[Goal] Copy each line with the word "this" in it.

[Exercise inputs]

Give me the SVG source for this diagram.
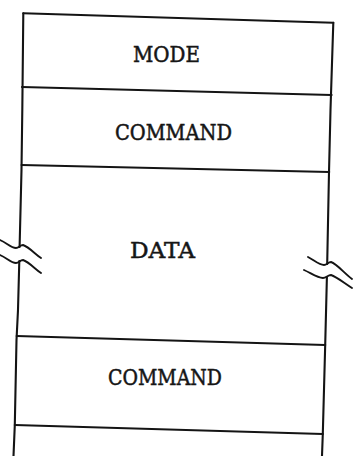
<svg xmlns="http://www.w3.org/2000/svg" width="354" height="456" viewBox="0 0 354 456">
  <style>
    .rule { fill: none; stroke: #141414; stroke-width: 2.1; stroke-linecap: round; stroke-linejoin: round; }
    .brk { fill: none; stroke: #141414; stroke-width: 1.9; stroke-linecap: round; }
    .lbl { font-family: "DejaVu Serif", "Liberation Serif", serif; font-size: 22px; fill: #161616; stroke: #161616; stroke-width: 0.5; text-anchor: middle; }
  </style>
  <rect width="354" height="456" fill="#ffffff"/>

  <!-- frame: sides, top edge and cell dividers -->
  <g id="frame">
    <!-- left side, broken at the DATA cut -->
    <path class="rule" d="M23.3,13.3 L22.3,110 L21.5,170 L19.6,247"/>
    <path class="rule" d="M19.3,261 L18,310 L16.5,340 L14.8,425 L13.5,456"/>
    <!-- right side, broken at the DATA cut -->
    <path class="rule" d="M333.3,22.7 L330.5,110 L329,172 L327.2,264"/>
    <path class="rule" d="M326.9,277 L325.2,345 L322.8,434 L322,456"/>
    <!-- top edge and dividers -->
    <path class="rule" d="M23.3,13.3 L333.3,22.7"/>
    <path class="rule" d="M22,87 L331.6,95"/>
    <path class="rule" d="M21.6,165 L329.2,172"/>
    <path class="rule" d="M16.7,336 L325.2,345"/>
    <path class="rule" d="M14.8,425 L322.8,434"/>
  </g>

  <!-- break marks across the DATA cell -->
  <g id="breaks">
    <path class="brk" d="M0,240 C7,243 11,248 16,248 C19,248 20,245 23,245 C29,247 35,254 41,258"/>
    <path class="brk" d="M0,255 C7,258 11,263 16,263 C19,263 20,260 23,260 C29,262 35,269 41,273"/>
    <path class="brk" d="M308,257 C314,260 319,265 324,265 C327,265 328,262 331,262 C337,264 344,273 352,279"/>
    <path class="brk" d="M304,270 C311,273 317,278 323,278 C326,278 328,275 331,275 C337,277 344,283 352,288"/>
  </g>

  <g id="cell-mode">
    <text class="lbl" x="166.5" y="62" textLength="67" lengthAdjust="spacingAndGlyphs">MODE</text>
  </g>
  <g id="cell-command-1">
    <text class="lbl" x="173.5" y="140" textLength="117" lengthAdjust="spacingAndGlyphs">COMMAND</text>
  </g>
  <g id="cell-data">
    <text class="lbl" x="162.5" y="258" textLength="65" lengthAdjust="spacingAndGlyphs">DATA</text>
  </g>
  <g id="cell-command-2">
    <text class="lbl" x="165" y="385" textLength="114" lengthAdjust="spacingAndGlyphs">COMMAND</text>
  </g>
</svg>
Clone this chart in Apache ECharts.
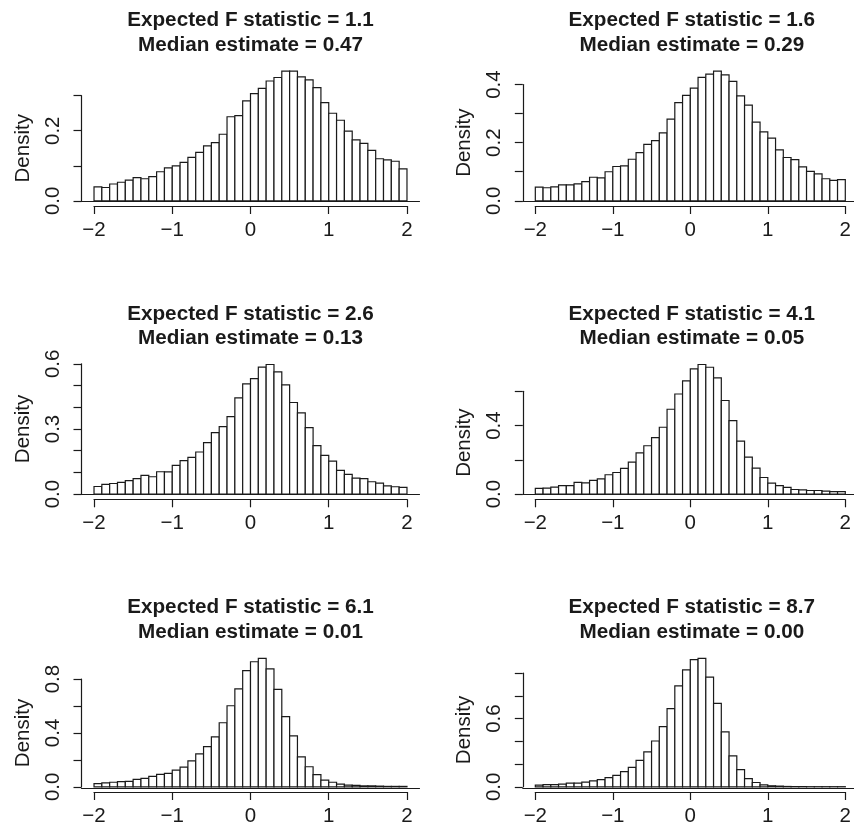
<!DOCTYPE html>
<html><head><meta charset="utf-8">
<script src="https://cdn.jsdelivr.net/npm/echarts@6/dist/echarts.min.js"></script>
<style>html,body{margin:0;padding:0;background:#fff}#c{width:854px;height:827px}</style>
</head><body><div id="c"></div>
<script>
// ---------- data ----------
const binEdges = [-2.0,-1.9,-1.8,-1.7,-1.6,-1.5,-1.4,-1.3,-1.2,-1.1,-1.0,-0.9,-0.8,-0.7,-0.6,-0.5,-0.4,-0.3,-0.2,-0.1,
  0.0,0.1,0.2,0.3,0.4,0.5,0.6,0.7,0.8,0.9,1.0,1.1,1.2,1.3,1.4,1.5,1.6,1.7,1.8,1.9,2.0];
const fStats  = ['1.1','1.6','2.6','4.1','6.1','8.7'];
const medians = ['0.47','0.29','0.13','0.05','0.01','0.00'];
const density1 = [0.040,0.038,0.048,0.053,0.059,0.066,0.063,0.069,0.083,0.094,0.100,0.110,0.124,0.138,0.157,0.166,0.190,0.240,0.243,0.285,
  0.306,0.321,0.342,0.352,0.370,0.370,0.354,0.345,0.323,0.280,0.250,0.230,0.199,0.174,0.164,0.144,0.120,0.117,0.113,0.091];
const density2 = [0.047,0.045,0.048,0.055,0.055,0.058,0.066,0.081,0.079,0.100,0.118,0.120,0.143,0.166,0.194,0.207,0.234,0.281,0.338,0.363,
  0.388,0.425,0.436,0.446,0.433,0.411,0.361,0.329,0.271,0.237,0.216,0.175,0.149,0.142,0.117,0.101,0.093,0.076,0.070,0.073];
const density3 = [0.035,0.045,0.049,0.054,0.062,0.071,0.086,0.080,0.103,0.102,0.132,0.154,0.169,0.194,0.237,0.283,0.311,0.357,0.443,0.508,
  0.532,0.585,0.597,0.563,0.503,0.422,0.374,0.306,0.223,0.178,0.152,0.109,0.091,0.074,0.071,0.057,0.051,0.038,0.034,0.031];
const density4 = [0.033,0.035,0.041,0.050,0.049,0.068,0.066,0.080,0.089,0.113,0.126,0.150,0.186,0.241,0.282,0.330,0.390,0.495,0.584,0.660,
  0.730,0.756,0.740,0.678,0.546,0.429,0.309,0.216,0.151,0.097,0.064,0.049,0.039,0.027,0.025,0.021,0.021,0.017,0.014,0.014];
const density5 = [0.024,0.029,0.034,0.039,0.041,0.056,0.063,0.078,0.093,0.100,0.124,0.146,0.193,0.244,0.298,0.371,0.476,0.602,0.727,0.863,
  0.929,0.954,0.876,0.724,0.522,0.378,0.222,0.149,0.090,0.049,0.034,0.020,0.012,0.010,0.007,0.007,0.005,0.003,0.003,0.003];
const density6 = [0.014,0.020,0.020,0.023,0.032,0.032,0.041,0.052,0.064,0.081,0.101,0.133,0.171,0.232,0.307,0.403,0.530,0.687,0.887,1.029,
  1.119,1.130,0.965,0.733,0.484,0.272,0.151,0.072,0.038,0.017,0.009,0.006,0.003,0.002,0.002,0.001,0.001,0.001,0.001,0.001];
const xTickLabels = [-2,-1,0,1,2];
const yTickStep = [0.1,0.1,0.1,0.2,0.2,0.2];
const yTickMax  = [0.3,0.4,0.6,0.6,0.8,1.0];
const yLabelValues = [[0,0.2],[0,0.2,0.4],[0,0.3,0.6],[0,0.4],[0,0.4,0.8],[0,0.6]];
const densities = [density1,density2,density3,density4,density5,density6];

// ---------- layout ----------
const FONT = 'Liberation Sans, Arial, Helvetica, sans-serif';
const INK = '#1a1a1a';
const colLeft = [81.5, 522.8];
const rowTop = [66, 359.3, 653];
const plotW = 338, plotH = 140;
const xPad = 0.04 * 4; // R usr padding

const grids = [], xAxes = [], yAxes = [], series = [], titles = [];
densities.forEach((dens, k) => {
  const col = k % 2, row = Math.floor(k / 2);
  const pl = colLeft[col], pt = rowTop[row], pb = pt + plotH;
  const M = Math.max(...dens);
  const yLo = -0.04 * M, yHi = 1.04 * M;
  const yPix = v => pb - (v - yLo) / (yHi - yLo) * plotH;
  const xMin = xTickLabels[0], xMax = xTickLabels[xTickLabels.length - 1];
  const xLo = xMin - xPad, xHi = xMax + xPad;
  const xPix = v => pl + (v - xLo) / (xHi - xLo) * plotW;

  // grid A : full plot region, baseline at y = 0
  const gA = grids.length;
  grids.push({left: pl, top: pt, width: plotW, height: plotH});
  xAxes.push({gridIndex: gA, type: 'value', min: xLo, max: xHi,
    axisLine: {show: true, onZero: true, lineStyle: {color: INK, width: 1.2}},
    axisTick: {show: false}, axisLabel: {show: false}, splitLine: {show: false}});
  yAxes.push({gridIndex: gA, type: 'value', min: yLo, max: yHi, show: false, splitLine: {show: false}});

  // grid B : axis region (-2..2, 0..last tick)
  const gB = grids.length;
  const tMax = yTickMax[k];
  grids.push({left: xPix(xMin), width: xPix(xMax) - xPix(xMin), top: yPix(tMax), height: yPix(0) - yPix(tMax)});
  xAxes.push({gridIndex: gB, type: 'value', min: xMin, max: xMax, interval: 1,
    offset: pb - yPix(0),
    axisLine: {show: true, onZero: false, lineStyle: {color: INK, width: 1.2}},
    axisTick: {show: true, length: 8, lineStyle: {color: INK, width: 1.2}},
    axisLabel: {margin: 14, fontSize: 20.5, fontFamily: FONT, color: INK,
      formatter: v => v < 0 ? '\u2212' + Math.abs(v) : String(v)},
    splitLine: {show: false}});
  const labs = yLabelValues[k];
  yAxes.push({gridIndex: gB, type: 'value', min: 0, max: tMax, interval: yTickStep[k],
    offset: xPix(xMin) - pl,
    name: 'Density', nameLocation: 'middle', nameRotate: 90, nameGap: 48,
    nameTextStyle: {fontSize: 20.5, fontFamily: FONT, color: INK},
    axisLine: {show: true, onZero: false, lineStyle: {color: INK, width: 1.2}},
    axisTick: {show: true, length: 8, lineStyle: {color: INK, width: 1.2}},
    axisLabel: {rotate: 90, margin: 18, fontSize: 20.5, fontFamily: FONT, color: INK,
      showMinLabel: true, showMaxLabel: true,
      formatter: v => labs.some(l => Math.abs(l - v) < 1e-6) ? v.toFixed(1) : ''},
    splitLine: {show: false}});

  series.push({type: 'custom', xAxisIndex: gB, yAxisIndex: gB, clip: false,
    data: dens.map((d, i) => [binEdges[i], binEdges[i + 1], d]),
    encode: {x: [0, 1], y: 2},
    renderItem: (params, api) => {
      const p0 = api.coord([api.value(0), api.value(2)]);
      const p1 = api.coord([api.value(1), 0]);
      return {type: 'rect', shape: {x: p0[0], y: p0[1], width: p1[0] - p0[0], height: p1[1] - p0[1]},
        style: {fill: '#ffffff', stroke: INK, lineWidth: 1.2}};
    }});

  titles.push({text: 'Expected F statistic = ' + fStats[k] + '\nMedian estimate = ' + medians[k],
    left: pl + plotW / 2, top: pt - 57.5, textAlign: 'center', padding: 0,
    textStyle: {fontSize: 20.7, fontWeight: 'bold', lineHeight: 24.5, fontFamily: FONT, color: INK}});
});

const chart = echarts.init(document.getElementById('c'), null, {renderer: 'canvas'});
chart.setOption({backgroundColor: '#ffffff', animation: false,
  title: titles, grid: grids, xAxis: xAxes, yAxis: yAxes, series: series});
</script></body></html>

[Complete output]
Give me the SVG source for this diagram.
Clone this chart in Apache ECharts.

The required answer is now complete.